Candidates participate in the SGA debates on March 20 and 21. Photo by Unique Rodriguez | The Signal

On March 20 and 21, The Signal moderated the Student Government Association’s annual debates, putting potential Presidents, Executive Vice Presidents, Senators and Speakers to the test with hotly contested campus issues and concerns. When moderating the annual debates, The Signal’s goal was largely to inform the student body of its options when voting. You deserve to know your candidates’ platforms, and we provide a forum to voice them.

And while the debates ran smoothly, they did little to engage the audience. Why? Because there was hardly an audience at all. Among the 413 seats in Student Center’s Speaker’s Auditorium, a cursory glance across the room would show you only about 5 percent of those seats were filled.

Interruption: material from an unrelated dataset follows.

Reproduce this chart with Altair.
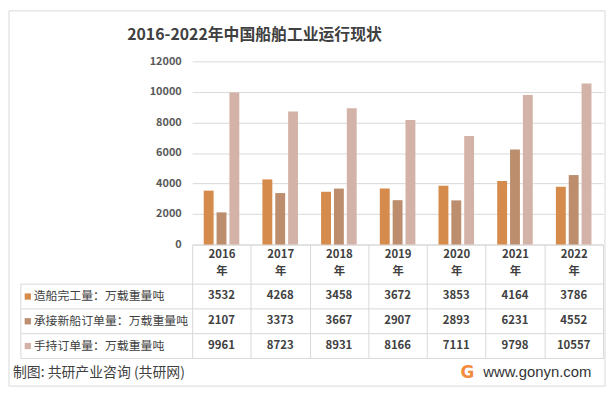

But before we start pointing our fingers at the student body, we should be holding our SGA representatives accountable as well – who incidentally all failed to show up. Where were SGA’s current Senators? Where were the EVPs? Where was the Speaker? Where was the President? When asked during their March 22 meeting why their attendance was almost nonexistent, SGA representatives simply said “they didn’t know.”

It seems the conversation about SGA accountability is more troubling than we initially thought. Not only does SGA have difficulty in communicating to the student body, it also has difficulty communicating internally.

For the third year straight, SGA has struggled to pull in a lively audience to its debates. And we must ask: if SGA won’t even show for its own debates, why should the students?